There are bands that play music, and then there’s Meshuggah—sonic architects of dystopian nightmares, the undisputed kings of polyrhythmic punishment. Their music fucking dissects your nervous system and puts it back together wrong. Forget verses, forget choruses—these Swedes construct structures, brutalist skyscrapers of rhythm where guitars sound like malfunctioning AI and drums hit like a cyborg having a panic attack.

But which three of their albums stand above the rest? Which slabs of mechanical fury best define the sound of pure annihilation? Let’s count ‘em down.

3. Destroy Erase Improve (1995)

This is where Meshuggah stopped being a weird little thrash band and became a force of nature. Destroy Erase Improve is where jazz met a jackhammer and decided to groove. The riffs are syncopated mind puzzles wrapped in cold, metallic dread. “Future Breed Machine” alone should come with a warning label: MAY CAUSE BRAIN REWIRING.

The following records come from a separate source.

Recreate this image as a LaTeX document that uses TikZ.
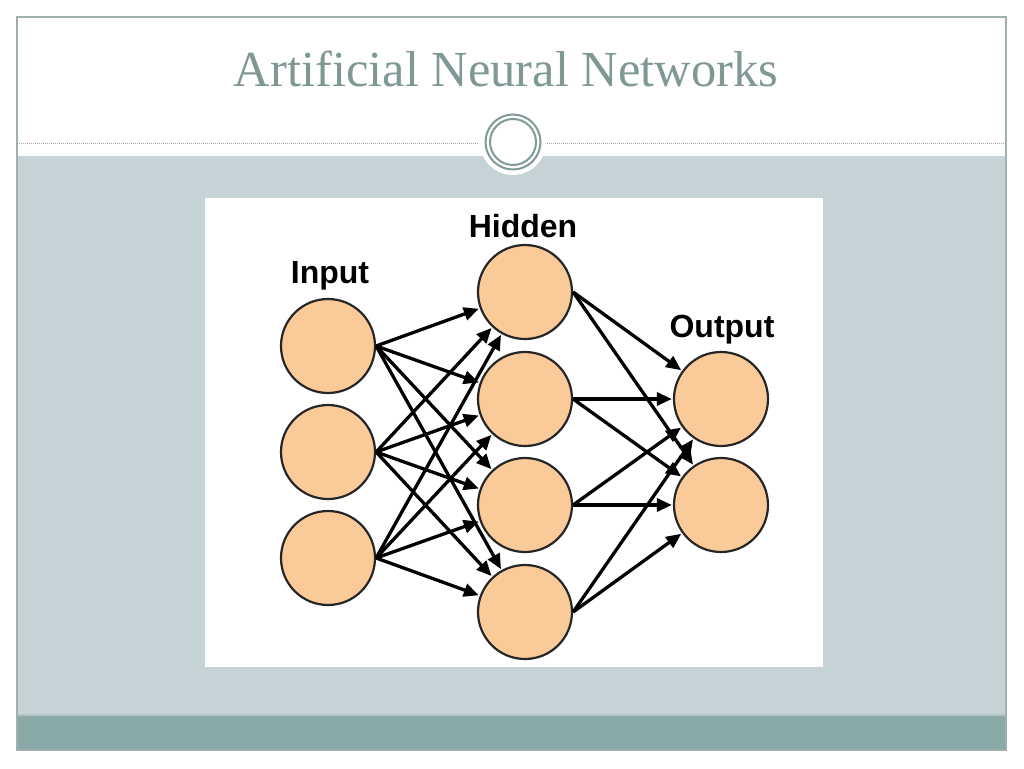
\documentclass[tikz,border=0pt]{standalone}
\usepackage{fontspec}
\setmainfont{Liberation Serif}
\newfontfamily\labelfont{Liberation Sans}
\usetikzlibrary{arrows.meta}
\definecolor{frameline}{HTML}{9FB0AF}
\definecolor{slidegrey}{HTML}{C5D2D6}
\definecolor{bandteal}{HTML}{8AAAAA}
\definecolor{bandline}{HTML}{B2C3C4}
\definecolor{titlecol}{HTML}{7F9896}
\definecolor{ringcol}{HTML}{809A98}
\definecolor{dotcol}{HTML}{A8A8A8}
\definecolor{peach}{HTML}{FBCA99}
\tikzset{
  neuron/.style={circle, draw=black!85, line width=2.2pt, fill=peach, minimum size=94pt, inner sep=0pt},
  layerlabel/.style={font=\labelfont\bfseries\fontsize{32}{32}\selectfont, anchor=base, inner sep=0pt},
  link/.style={line width=3.3pt, -{Triangle[length=15pt,width=13pt]}, shorten >=1pt},
  ring/.style={draw=ringcol, line width=2pt}
}
\begin{document}
\begin{tikzpicture}[x=1pt,y=-1pt]
\useasboundingbox (0,0) rectangle (1024,768);
\fill[white] (0,0) rectangle (1024,768);
% slide areas
\fill[slidegrey] (17,156) rectangle (1006,715);
\fill[bandteal] (17,715) rectangle (1006,750);
\draw[bandline, line width=1.2pt] (17,715) -- (1006,715);
\draw[frameline, line width=1.2pt] (17,17) rectangle (1006,750);
% dotted separator
\draw[dotcol, line width=1pt, dash pattern=on 1pt off 1pt] (17,143) -- (478,143);
\draw[dotcol, line width=1pt, dash pattern=on 1pt off 1pt] (547,143) -- (1006,143);
% ornament
\fill[white] (513,142) circle[radius=33];
\draw[ring] (513,142) circle[radius=27.5];
\draw[ring] (513,142) circle[radius=23];
% title
\node[anchor=base, inner sep=0pt, text=titlecol, font=\fontsize{50.5}{50.5}\selectfont] (title) at (506,86) {Artificial Neural Networks};
% picture panel
\fill[white] (205,198) rectangle (823,667);
% labels
\node[layerlabel] (linput) at (330,283) {Input};
\node[layerlabel] (lhidden) at (523,237) {Hidden};
\node[layerlabel] (loutput) at (722,337) {Output};
% neurons
\node[neuron] (i1) at (328,346) {};
\node[neuron] (i2) at (328,452) {};
\node[neuron] (i3) at (328,558) {};
\node[neuron] (h1) at (525,292) {};
\node[neuron] (h2) at (525,399) {};
\node[neuron] (h3) at (525,505) {};
\node[neuron] (h4) at (525,612) {};
\node[neuron] (o1) at (721,399) {};
\node[neuron] (o2) at (721,505) {};
% connections
\foreach \s in {i1,i2,i3}{
  \foreach \t in {h1,h2,h3,h4}{
    \draw[link] (\s.east) -- (\t);
  }
}
\foreach \s in {h1,h2,h3,h4}{
  \foreach \t in {o1,o2}{
    \draw[link] (\s.east) -- (\t);
  }
}
\end{tikzpicture}
\end{document}
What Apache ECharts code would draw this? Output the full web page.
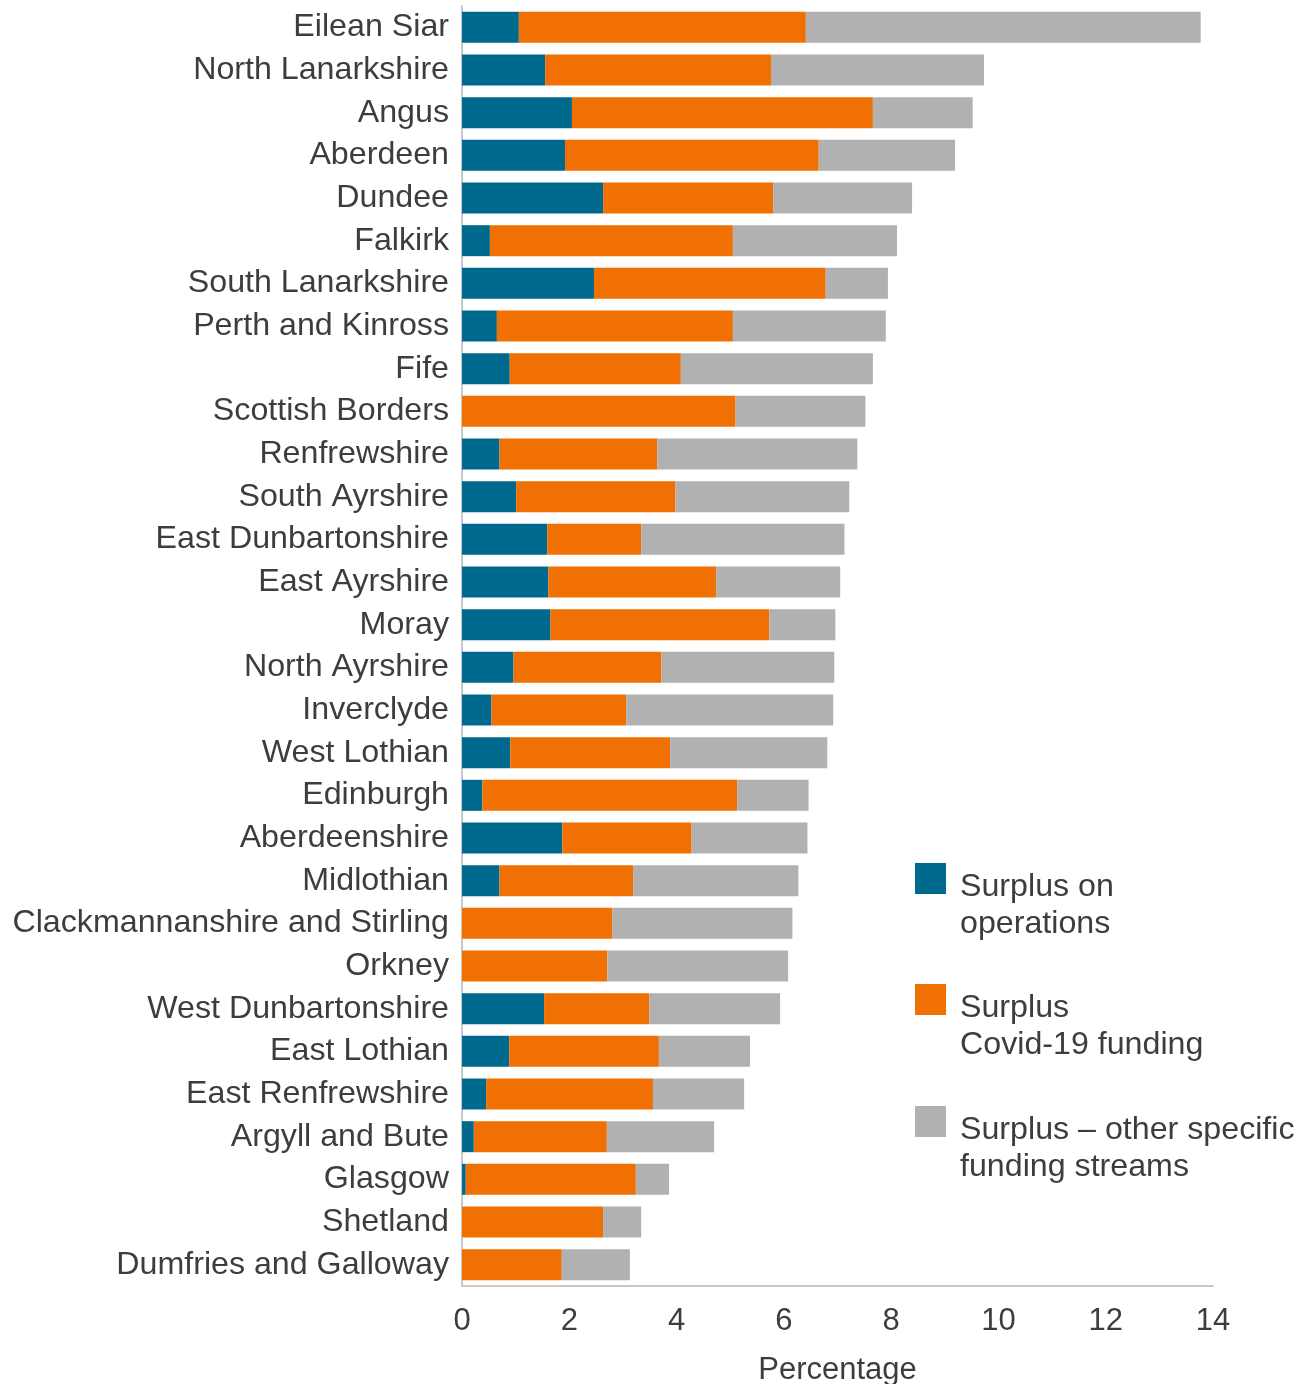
<!DOCTYPE html>
<html>
<head>
<meta charset="utf-8">
<script src="https://cdn.jsdelivr.net/npm/echarts@6/dist/echarts.min.js"></script>
<style>
  html, body { margin: 0; padding: 0; background: #fff; }
  #chart { width: 1306px; height: 1384px; }
</style>
</head>
<body>
<div id="chart"></div>
<script>
var regions = ['Eilean Siar', 'North Lanarkshire', 'Angus', 'Aberdeen', 'Dundee', 'Falkirk',
  'South Lanarkshire', 'Perth and Kinross', 'Fife', 'Scottish Borders', 'Renfrewshire',
  'South Ayrshire', 'East Dunbartonshire', 'East Ayrshire', 'Moray', 'North Ayrshire',
  'Inverclyde', 'West Lothian', 'Edinburgh', 'Aberdeenshire', 'Midlothian',
  'Clackmannanshire and Stirling', 'Orkney', 'West Dunbartonshire', 'East Lothian',
  'East Renfrewshire', 'Argyll and Bute', 'Glasgow', 'Shetland', 'Dumfries and Galloway'];

var operations = [1.06, 1.55, 2.05, 1.92, 2.63, 0.52, 2.46, 0.65, 0.89, 0, 0.70, 1.01, 1.59, 1.61,
  1.65, 0.96, 0.55, 0.90, 0.38, 1.87, 0.70, 0, 0, 1.53, 0.88, 0.45, 0.22, 0.07, 0, 0];
var covid = [5.35, 4.21, 5.61, 4.73, 3.17, 4.53, 4.32, 4.40, 3.19, 5.10, 2.94, 2.97, 1.75, 3.13,
  4.08, 2.76, 2.51, 2.98, 4.75, 2.41, 2.49, 2.80, 2.71, 1.96, 2.79, 3.11, 2.48, 3.17, 2.63, 1.86];
var other = [7.36, 3.97, 1.86, 2.54, 2.59, 3.06, 1.16, 2.85, 3.58, 2.42, 3.73, 3.24, 3.79, 2.31,
  1.23, 3.22, 3.86, 2.93, 1.33, 2.16, 3.08, 3.36, 3.37, 2.44, 1.70, 1.70, 2.00, 0.62, 0.71, 1.27];

var seriesNames = ['Surplus on operations', 'Surplus Covid-19 funding', 'Surplus \u2013 other specific funding streams'];
var legendLines = [
  ['Surplus on', 'operations'],
  ['Surplus', 'Covid-19 funding'],
  ['Surplus \u2013 other specific', 'funding streams']
];
var colors = ['#006a8e', '#f07004', '#b1b1b1'];
var xTicks = [0, 14, 2]; // min, max, interval

var font = '"Liberation Sans", Arial, sans-serif';
var textColor = '#3d3d3d';

var myChart = echarts.init(document.getElementById('chart'));

// blank first line pushes the two text lines down so the first one sits by the square
function makeLegend(i, top) {
  return {
    data: [seriesNames[i]],
    left: 915,
    top: top,
    padding: 0,
    icon: 'rect',
    itemWidth: 31,
    itemHeight: 31,
    selectedMode: false,
    formatter: function () {
      return '{s| }\n{t|' + legendLines[i][0] + '}\n{t|' + legendLines[i][1] + '}';
    },
    textStyle: {
      fontFamily: font,
      fontSize: 32.2,
      color: textColor,
      padding: [0, 0, 0, 9],
      rich: {
        s: { fontSize: 10, lineHeight: 54.5 },
        t: { fontFamily: font, fontSize: 32.2, lineHeight: 37.5, color: textColor }
      }
    }
  };
}

var option = {
  animation: false,
  color: colors,
  grid: { left: 462, right: 93, top: 6, bottom: 98, containLabel: false, outerBoundsMode: 'none' },
  legend: [makeLegend(0, 836), makeLegend(1, 957), makeLegend(2, 1079)],
  xAxis: {
    type: 'value',
    min: xTicks[0],
    max: xTicks[1],
    interval: xTicks[2],
    name: 'Percentage',
    nameLocation: 'middle',
    nameGap: 69,
    nameTextStyle: { fontFamily: font, fontSize: 31, color: textColor },
    axisLine: { show: true, lineStyle: { color: '#c8c8c8', width: 2 } },
    axisTick: { show: false },
    splitLine: { show: false },
    axisLabel: { fontFamily: font, fontSize: 31, color: textColor, margin: 20 }
  },
  yAxis: {
    type: 'category',
    inverse: true,
    data: regions,
    axisLine: { show: true, lineStyle: { color: '#c8c8c8', width: 2 } },
    axisTick: { show: false },
    axisLabel: { fontFamily: font, fontSize: 32.2, color: textColor, margin: 13, interval: 0, padding: [4, 0, 0, 0] }
  },
  series: [
    { name: seriesNames[0], type: 'bar', stack: 'total', barWidth: 31, data: operations },
    { name: seriesNames[1], type: 'bar', stack: 'total', barWidth: 31, data: covid },
    { name: seriesNames[2], type: 'bar', stack: 'total', barWidth: 31, data: other }
  ]
};
myChart.setOption(option);
</script>
</body>
</html>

This album influenced metal by creating a new species. Without it, there’s no djent, no wave of bands desperately trying to mimic that mechanical pulse. This is where the polyrhythmic insanity began.

2. ObZen (2008)

If Destroy Erase Improve was the blueprint, then ObZen was the wrecking ball that smashed through it. This is the album that took Meshuggah from metal royalty to unkillable legends. And let’s be real—this album owes its immortality to one track:

“Bleed.”

“Bleed” is an endurance test disguised as a song—like being trapped inside a washing machine filled with concrete and drum pedals. It’s inhuman. It’s relentless. It should be physically impossible, and yet, here we are. The rest of the album isn’t exactly chill either—tracks like “Combustion” and “Pravus” bring the same level of mechanical devastation. ObZen is precision-engineered chaos, and it still strikes like a steel beam to the jaw.

1. Nothing (2002)

This black hole of an album saw Meshuggah dropping their tuning so low it practically reversed the Earth’s gravitational pull. Nothing is pure groove metal oppression, slowing things down to apocalyptic crawl speeds while still hitting harder than a meteor strike.

When this thing dropped in 2002, nobody knew what to do with it. The riffs were so heavy they could collapse buildings. The 8-string guitars sounded like Godzilla’s digestive system having a breakdown. This wasn’t just another metal album—it was a gravitational event. If you want to understand Meshuggah at their most brain-liquefying, Nothing is the gold standard of auditory destruction.

Three albums, three different manifestations of madness, but one undeniable truth—Meshuggah doesn’t just play metal, they engineer cataclysms. They redefined rhythm, rewrote the rules of groove, and turned heaviness into a goddamn science.